Percentile Criterion Optimization in Offline Reinforcement Learning
Elita A. Lobo, Cyrus Cousins, Yair Zick, Marek Petrik
TL;DR
This work tackles percentile-criterion optimization in offline/batch RL under model uncertainty. It introduces a Value-at-Risk (VaR) dynamic programming framework via a VaR Bellman operator, which contracts and provides a provable lower bound on the percentile objective without explicit ambiguity-set construction. The authors prove finite-sample and asymptotic performance guarantees, derive a generalized VaR value iteration, and show that the implicit VaR ambiguity sets are asymptotically smaller than Bayesian credible region-based sets. Empirically, the VaR framework yields tighter robustness guarantees and less conservative policies across several domains, with some exceptions at higher confidence levels where alternative robust methods can excel. The approach offers a principled, scalable alternative to Bayesian/credible-set strategies for risk-sensitive policy learning in data-scarce, high-stakes settings.
Abstract
In reinforcement learning, robust policies for high-stakes decision-making problems with limited data are usually computed by optimizing the \emph{percentile criterion}. The percentile criterion is approximately solved by constructing an \emph{ambiguity set} that contains the true model with high probability and optimizing the policy for the worst model in the set. Since the percentile criterion is non-convex, constructing ambiguity sets is often challenging.

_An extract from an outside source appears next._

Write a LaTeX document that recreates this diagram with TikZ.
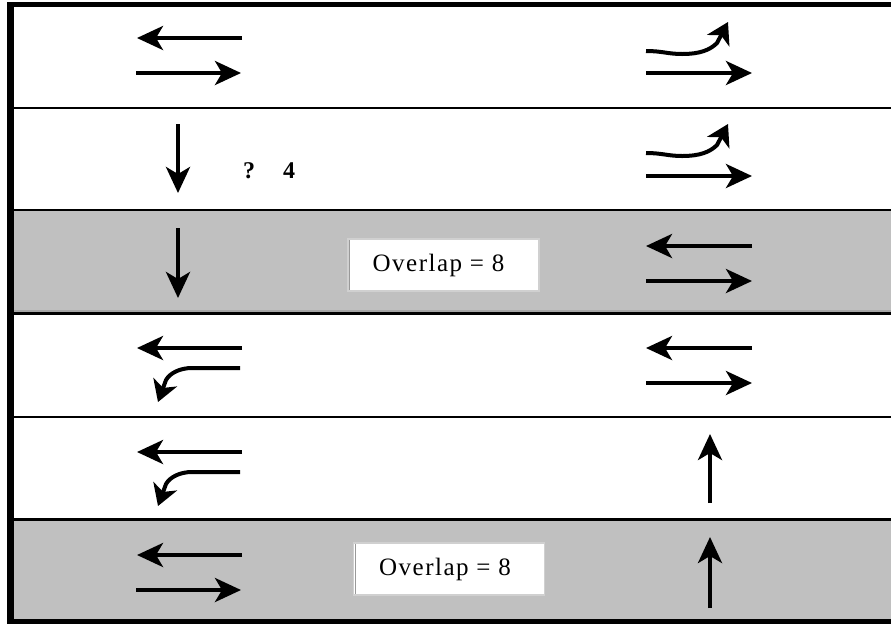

Existing work uses \emph{Bayesian credible regions} as ambiguity sets, but they are often unnecessarily large and result in learning overly conservative policies. To overcome these shortcomings, we propose a novel Value-at-Risk based dynamic programming algorithm to optimize the percentile criterion without explicitly constructing any ambiguity sets. Our theoretical and empirical results show that our algorithm implicitly constructs much smaller ambiguity sets and learns less conservative robust policies.